Compte tenu de la diversité des paramètres participant au besoin de financement de l’enseignement supérieur (évolution de la demande d’éducation, efficacité dans la gestion des établissements, politiques publiques mises en place), le niveau du besoin financier ne peut faire l’objet d’évaluations suffisamment étayées. Si la Cour prend acte du besoin de financement déclaré par les acteurs de l’enseignement supérieur et de la recherche, elle ne peut, dans le cadre de la présente enquête, valider son niveau pour quatre raisons au moins : il ne fait l’objet d’aucune répartition indicative de la dépense, son mode de calcul est des plus sommaires, il ne tient pas compte du caractère momentané du pic démographique et n’intègre pas les efforts d’efficience qui restent à réaliser. L’évaluation du besoin se fonde ainsi sur des bases qui ne permettent pas de déterminer une cible de financement objective.

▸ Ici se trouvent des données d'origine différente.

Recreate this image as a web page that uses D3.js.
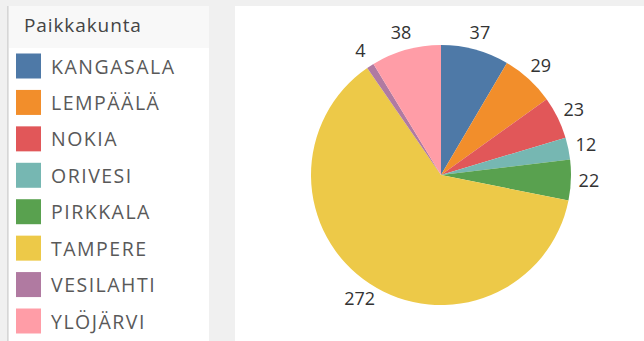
<!DOCTYPE html>
<html>
<head>
<meta charset="utf-8">
<script src="https://cdn.jsdelivr.net/npm/d3@7"></script>
<style>
  html, body { margin: 0; padding: 0; background: #f0f0f0; }
  svg { display: block; }
  text { font-family: "Open Sans", sans-serif; }
</style>
</head>
<body>
<svg id="chart" width="644" height="341"></svg>
<script>
// Kunnat ja lukumäärät
const categories = ["KANGASALA", "LEMPÄÄLÄ", "NOKIA", "ORIVESI", "PIRKKALA", "TAMPERE", "VESILAHTI", "YLÖJÄRVI"];
const values = [37, 29, 23, 12, 22, 272, 4, 38];
const colors = ["#4e79a7", "#f28e2b", "#e15759", "#76b7b2", "#59a14f", "#edc948", "#b07aa1", "#ff9da7"];
const legendTitle = "Paikkakunta";

const svg = d3.select("#chart");

// Legend panel
const legend = svg.append("g");
legend.append("rect").attr("x", 7).attr("y", 6).attr("width", 1.5).attr("height", 335).attr("fill", "#d6d6d6");
legend.append("rect").attr("x", 9).attr("y", 6).attr("width", 200).attr("height", 335).attr("fill", "#ffffff");
legend.append("rect").attr("x", 9).attr("y", 6).attr("width", 200).attr("height", 42).attr("fill", "#f8f8f8");
legend.append("text")
  .attr("x", 24).attr("y", 32)
  .attr("font-size", 19).attr("fill", "#444")
  .attr("letter-spacing", 0.9)
  .text(legendTitle);

const color = d3.scaleOrdinal().domain(categories).range(colors);
const rowY = d3.scalePoint().domain(categories).range([66, 321]);

const items = legend.selectAll("g.item").data(categories).join("g")
  .attr("class", "item")
  .attr("transform", d => `translate(0,${rowY(d)})`);
items.append("rect")
  .attr("x", 16).attr("y", -12.5).attr("width", 25).attr("height", 25)
  .attr("fill", d => color(d));
items.append("text")
  .attr("x", 51).attr("y", 7.5)
  .attr("font-size", 19.5).attr("fill", "#595959")
  .attr("letter-spacing", 1.5)
  .text(d => d);

// Chart panel
svg.append("rect").attr("x", 235).attr("y", 6).attr("width", 409).attr("height", 335).attr("fill", "#ffffff");

const cx = 441, cy = 175, radius = 130;
const data = categories.map((c, i) => ({ name: c, value: values[i] }));
const pie = d3.pie().value(d => d.value).sort(null);
const arcs = pie(data);
const arc = d3.arc().innerRadius(0).outerRadius(radius);
const labelArc = d3.arc().innerRadius(148).outerRadius(148);

const g = svg.append("g").attr("transform", `translate(${cx},${cy})`);
g.selectAll("path").data(arcs).join("path")
  .attr("d", arc)
  .attr("fill", d => color(d.data.name));

g.selectAll("text").data(arcs).join("text")
  .attr("transform", d => `translate(${labelArc.centroid(d)})`)
  .attr("text-anchor", "middle")
  .attr("dy", "0.35em")
  .attr("font-size", 18).attr("fill", "#333")
  .text(d => d.data.value);
</script>
</body>
</html>
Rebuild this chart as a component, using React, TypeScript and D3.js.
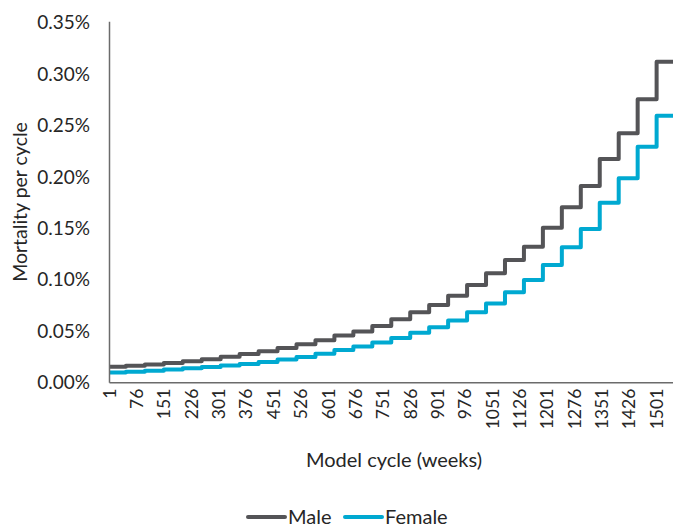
import React from "react";
import * as d3 from "d3";

// Yearly mortality per cycle (%), each step lasts 52 weekly cycles
const male = [
  0.0155, 0.0165, 0.0178, 0.0192, 0.0208, 0.0228, 0.0252, 0.0278, 0.0305, 0.0338,
  0.0375, 0.0412, 0.0458, 0.0498, 0.0551, 0.0617, 0.0684, 0.0755, 0.0846, 0.095,
  0.1064, 0.1193, 0.1322, 0.1507, 0.1705, 0.1912, 0.2175, 0.2425, 0.2755, 0.3121,
];
const female = [
  0.01, 0.0107, 0.0117, 0.0128, 0.014, 0.0153, 0.0167, 0.0182, 0.0202, 0.0225,
  0.025, 0.0282, 0.0318, 0.0352, 0.039, 0.0435, 0.0485, 0.054, 0.0605, 0.0685,
  0.077, 0.088, 0.0998, 0.1144, 0.1316, 0.1494, 0.175, 0.1987, 0.2294, 0.2596,
];
const totalCycles = 1560;
const firstStepCycles = 45;
const cyclesPerStep = 52;
const xTickLabels = [1, 76, 151, 226, 301, 376, 451, 526, 601, 676, 751, 826, 901, 976, 1051, 1126, 1201, 1276, 1351, 1426, 1501];
const yTicks = [0, 0.05, 0.1, 0.15, 0.2, 0.25, 0.3, 0.35];
const seriesNames = ["Male", "Female"];
const seriesColors = ["#545457", "#00A9D1"];

const W = 673;
const H = 529;
const left = 109.5;
const top = 22.7;
const bottom = 382.7;
const cw = 0.3645;
const font = "Lato, 'Open Sans', sans-serif";
const textColor = "#262626";

export default function App() {
  const x = d3.scaleLinear().domain([0, totalCycles]).range([left, left + totalCycles * cw]);
  const y = d3.scaleLinear().domain([0, 0.35]).range([bottom, top]);
  const stepStart = (k: number) => (k === 0 ? 0 : firstStepCycles + cyclesPerStep * (k - 1));
  const toPoints = (vals: number[]) => {
    const pts: [number, number][] = vals.map((v, k) => [stepStart(k), v]);
    pts.push([totalCycles, vals[vals.length - 1]]);
    return pts;
  };
  const line = d3
    .line<[number, number]>()
    .x((d) => x(d[0]))
    .y((d) => y(d[1]))
    .curve(d3.curveStepAfter);
  const series = [male, female];

  return (
    <svg width={W} height={H} style={{ position: "absolute", left: 0, top: 0, background: "#fff" }} fontFamily={font}>
      {/* y tick labels */}
      {yTicks.map((t) => (
        <text key={t} x={90} y={y(t)} dy="0.35em" textAnchor="end" fontSize={19} fill={textColor}>
          {d3.format(".2f")(t) + "%"}
        </text>
      ))}
      {/* x tick labels */}
      {xTickLabels.map((c) => (
        <text
          key={c}
          transform={`translate(${x(c - 0.5)},${bottom + 6}) rotate(-90)`}
          dy="0.35em"
          textAnchor="end"
          fontSize={17.5}
          fill={textColor}
        >
          {c}
        </text>
      ))}
      {/* series */}
      {series.map((vals, i) => (
        <path
          key={i}
          d={line(toPoints(vals)) || ""}
          fill="none"
          stroke={seriesColors[i]}
          strokeWidth={4}
          strokeLinejoin="round"
        />
      ))}
      {/* axes */}
      <line x1={left} x2={left} y1={top - 1} y2={bottom} stroke="#6b6b6b" strokeWidth={1.5} />
      <line x1={left} x2={W + 10} y1={bottom} y2={bottom} stroke="#6b6b6b" strokeWidth={1.5} />
      {/* axis titles */}
      <text x={394} y={460} dy="0.35em" textAnchor="middle" fontSize={20} fill={textColor}>
        Model cycle (weeks)
      </text>
      <text transform={`translate(20,202) rotate(-90)`} dy="0.35em" textAnchor="middle" fontSize={19.5} fill={textColor}>
        Mortality per cycle
      </text>
      {/* legend */}
      {seriesNames.map((n, i) => {
        const lx = i === 0 ? 248 : 345;
        return (
          <g key={n}>
            <line x1={lx} x2={lx + 37} y1={517} y2={517} stroke={seriesColors[i]} strokeWidth={4} strokeLinecap="round" />
            <text x={lx + 40} y={517} dy="0.35em" fontSize={20} fill={textColor}>
              {n}
            </text>
          </g>
        );
      })}
    </svg>
  );
}
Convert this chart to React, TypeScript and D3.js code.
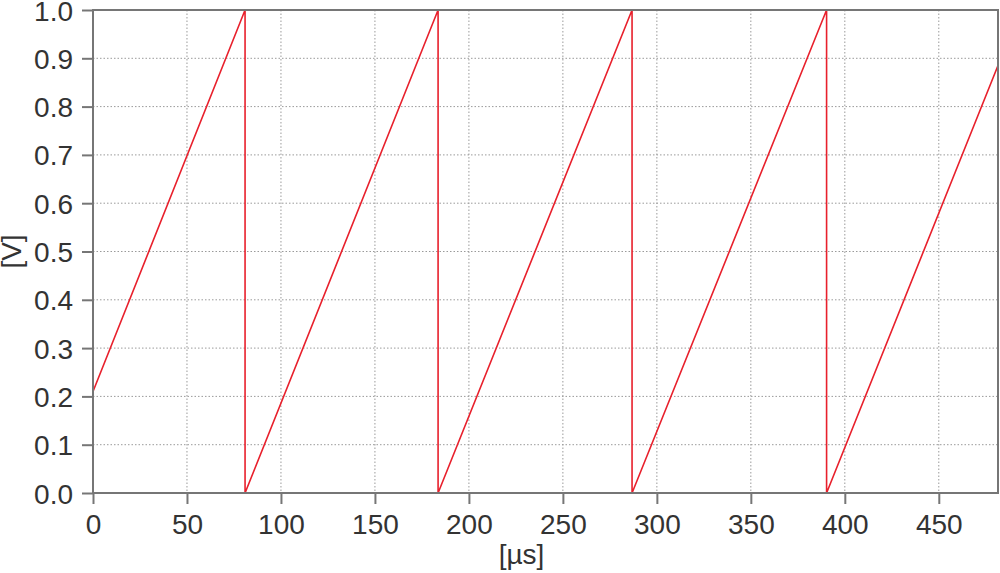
import { useEffect, useRef } from 'react';
import * as d3 from 'd3';

// sawtooth vertices
const times = [0, 80.9, 80.9, 183.6, 183.6, 286.8, 286.8, 390.3, 390.3, 481.5];
const volts = [0.21, 1.0, 0.0, 1.0, 0.0, 1.0, 0.0, 1.0, 0.0, 0.885];

const xTicks = [0, 50, 100, 150, 200, 250, 300, 350, 400, 450];
const yTicks = [0, 0.1, 0.2, 0.3, 0.4, 0.5, 0.6, 0.7, 0.8, 0.9, 1.0];

const xLabel = '[µs]';
const yLabel = '[V]';

const App = () => {
  const svgRef = useRef<SVGSVGElement>(null);

  useEffect(() => {
    const width = 1000;
    const height = 573;
    const margin = { top: 10, right: 2, bottom: 80, left: 93 };
    const w = width - margin.left - margin.right;
    const h = height - margin.top - margin.bottom;
    const font = '"Liberation Sans", Arial, sans-serif';

    d3.select(svgRef.current).selectAll('*').remove();

    const svg = d3.select(svgRef.current)
      .attr('width', width)
      .attr('height', height);

    const g = svg.append('g')
      .attr('transform', `translate(${margin.left},${margin.top})`);

    const x = d3.scaleLinear().domain([0, 481.5]).range([0, w]);
    const y = d3.scaleLinear().domain([0, 1]).range([h, 0]);

    // grid lines
    g.append('g')
      .selectAll('line')
      .data(xTicks.filter(d => d > 0))
      .enter()
      .append('line')
      .attr('x1', d => x(d))
      .attr('x2', d => x(d))
      .attr('y1', 0)
      .attr('y2', h)
      .attr('stroke', '#9a9a9a')
      .attr('stroke-width', 1)
      .attr('stroke-dasharray', '1.5,2');

    g.append('g')
      .selectAll('line')
      .data(yTicks.filter(d => d > 0 && d < 1))
      .enter()
      .append('line')
      .attr('x1', 0)
      .attr('x2', w)
      .attr('y1', d => y(d))
      .attr('y2', d => y(d))
      .attr('stroke', '#9a9a9a')
      .attr('stroke-width', 1)
      .attr('stroke-dasharray', '1.5,2');

    // the signal
    const pts = times.map((t, i) => [t, volts[i]] as [number, number]);
    const line = d3.line<[number, number]>()
      .x(d => x(d[0]))
      .y(d => y(d[1]));

    g.append('path')
      .datum(pts)
      .attr('d', line)
      .attr('fill', 'none')
      .attr('stroke', '#e8202c')
      .attr('stroke-width', 1.6);

    // frame
    g.append('rect')
      .attr('x', 0)
      .attr('y', 0)
      .attr('width', w)
      .attr('height', h)
      .attr('fill', 'none')
      .attr('stroke', '#767676')
      .attr('stroke-width', 2);

    // axes
    const xAxis = g.append('g')
      .attr('transform', `translate(0,${h})`)
      .call(d3.axisBottom(x).tickValues(xTicks).tickSize(11).tickPadding(10).tickFormat(d3.format('d')));
    const yAxis = g.append('g')
      .call(d3.axisLeft(y).tickValues(yTicks).tickSize(11).tickPadding(9).tickFormat(d3.format('.1f')));

    [xAxis, yAxis].forEach(a => {
      a.select('.domain').remove();
      a.selectAll('line').attr('stroke', '#767676').attr('stroke-width', 2);
      a.selectAll('text')
        .attr('fill', '#333')
        .attr('font-family', font)
        .attr('font-size', 28);
    });
    yAxis.selectAll('text').attr('dy', '0.36em');

    // axis titles
    svg.append('text')
      .attr('x', margin.left + x(228))
      .attr('y', 564)
      .attr('text-anchor', 'middle')
      .attr('font-family', font)
      .attr('font-size', 28)
      .attr('fill', '#333')
      .text(xLabel);

    svg.append('text')
      .attr('transform', `translate(21,${margin.top + y(0.5)}) rotate(-90)`)
      .attr('text-anchor', 'middle')
      .attr('font-family', font)
      .attr('font-size', 28)
      .attr('fill', '#333')
      .text(yLabel);
  }, []);

  return (
    <svg
      ref={svgRef}
      style={{ position: 'absolute', left: 0, top: 0, background: '#fff' }}
    ></svg>
  );
};

export default App;
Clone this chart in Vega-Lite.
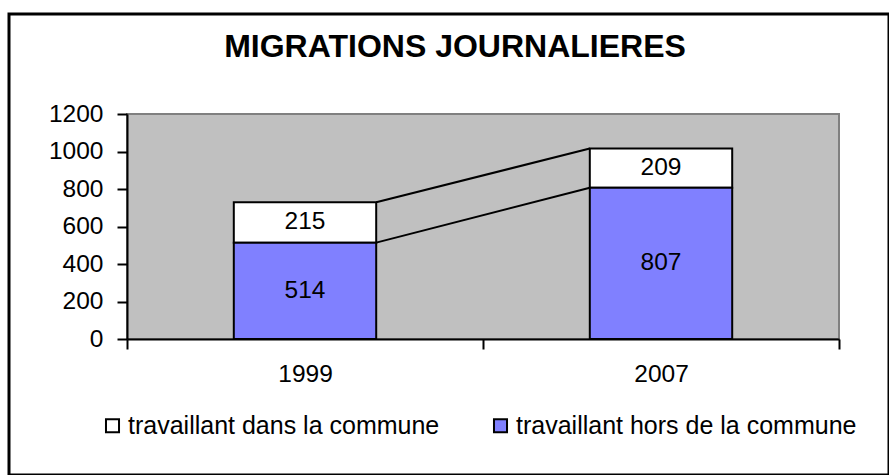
{
  "$schema": "https://vega.github.io/schema/vega-lite/v6.json",
  "width": 880,
  "height": 461,
  "autosize": {"type": "none"},
  "padding": {"left": 9, "top": 14, "right": 0, "bottom": 0},
  "background": "white",
  "config": {
    "view": {"stroke": "black", "strokeWidth": 3, "fill": "white"},
    "font": "Liberation Sans"
  },
  "title": {
    "text": "MIGRATIONS JOURNALIERES",
    "fontSize": 32,
    "fontWeight": "bold",
    "font": "Liberation Sans",
    "color": "black",
    "anchor": "middle",
    "dx": 6,
    "offset": -50
  },
  "datasets": {
    "bars": [
      {"year": "1999", "series": "travaillant dans la commune", "value": 215},
      {"year": "1999", "series": "travaillant hors de la commune", "value": 514},
      {"year": "2007", "series": "travaillant dans la commune", "value": 209},
      {"year": "2007", "series": "travaillant hors de la commune", "value": 807}
    ],
    "links": [
      {"from": "1999", "to": "2007", "start": 514, "end": 807},
      {"from": "1999", "to": "2007", "start": 729, "end": 1016}
    ],
    "plot": [{"first": "1999", "last": "2007", "low": 0, "high": 1200}]
  },
  "layer": [
    {
      "data": {"name": "plot"},
      "mark": {"type": "rect", "fill": "#C0C0C0", "stroke": "#808080", "strokeWidth": 2},
      "encoding": {
        "x": {
          "field": "first",
          "type": "nominal",
          "bandPosition": 0,
          "title": null,
          "scale": {"type": "band", "domain": ["1999", "2007"], "range": [118, 830], "paddingInner": 0, "paddingOuter": 0},
          "axis": {
            "orient": "bottom",
            "offset": -136,
            "tickBand": "extent",
            "labelAngle": 0,
            "labelFontSize": 24.5,
            "labelFont": "Liberation Sans",
            "labelColor": "black",
            "labelPadding": 13,
            "domainColor": "black",
            "domainWidth": 2,
            "tickColor": "black",
            "tickWidth": 2,
            "tickSize": 10,
            "zindex": 1
          }
        },
        "x2": {"field": "last", "bandPosition": 1},
        "y": {
          "field": "low",
          "type": "quantitative",
          "title": null,
          "scale": {"domain": [0, 1200], "range": [325, 100], "nice": false},
          "axis": {
            "orient": "left",
            "offset": -118,
            "values": [0, 200, 400, 600, 800, 1000, 1200],
            "format": "d",
            "grid": false,
            "labelFontSize": 24.5,
            "labelFont": "Liberation Sans",
            "labelColor": "black",
            "labelPadding": 14,
            "domainColor": "black",
            "domainWidth": 2,
            "tickColor": "black",
            "tickWidth": 2,
            "tickSize": 10,
            "zindex": 1
          }
        },
        "y2": {"field": "high"}
      }
    },
    {
      "data": {"name": "links"},
      "mark": {"type": "rule", "color": "black", "strokeWidth": 2},
      "encoding": {
        "x": {"field": "from", "type": "nominal", "bandPosition": 0.7, "title": null},
        "x2": {"field": "to", "bandPosition": 0.3},
        "y": {"field": "start", "type": "quantitative", "title": null},
        "y2": {"field": "end"}
      }
    },
    {
      "data": {"name": "bars"},
      "transform": [
        {"stack": "value", "groupby": ["year"], "sort": [{"field": "series", "order": "descending"}], "as": ["v0", "v1"]}
      ],
      "mark": {"type": "bar", "stroke": "black", "strokeWidth": 2, "width": {"band": 0.4}},
      "encoding": {
        "x": {"field": "year", "type": "nominal", "title": null},
        "y": {"field": "v0", "type": "quantitative", "title": null},
        "y2": {"field": "v1"},
        "color": {
          "field": "series",
          "type": "nominal",
          "scale": {"domain": ["travaillant dans la commune", "travaillant hors de la commune"], "range": ["#FFFFFF", "#8080FF"]},
          "legend": {
            "orient": "none",
            "legendX": 91,
            "legendY": 399,
            "direction": "horizontal",
            "title": null,
            "symbolType": "square",
            "symbolSize": 170,
            "symbolStrokeColor": "black",
            "symbolStrokeWidth": 2,
            "symbolOpacity": 1,
            "labelFontSize": 25,
            "labelFont": "Liberation Sans",
            "labelColor": "black",
            "labelLimit": 0,
            "labelOffset": 3,
            "columnPadding": 48
          }
        }
      }
    },
    {
      "data": {"name": "bars"},
      "transform": [
        {"stack": "value", "groupby": ["year"], "sort": [{"field": "series", "order": "descending"}], "as": ["v0", "v1"]},
        {"calculate": "(datum.v0 + datum.v1) / 2", "as": "mid"}
      ],
      "mark": {"type": "text", "fontSize": 24.5, "font": "Liberation Sans", "color": "black", "baseline": "middle", "align": "center"},
      "encoding": {
        "x": {"field": "year", "type": "nominal", "title": null},
        "y": {"field": "mid", "type": "quantitative", "title": null},
        "text": {"field": "value", "type": "quantitative"}
      }
    }
  ]
}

Le caractère incertain du calcul du besoin de financement de l’enseignement supérieur est d’autant plus dommageable qu’il ne permet pas d’appréhender, à partir d’arguments consolidés, le risque d’appauvrissement des universités mis en avant par la plupart des acteurs. L’accueil des étudiants, qu’il soit pratique ou pédagogique, induit des coûts qui restent à calculer.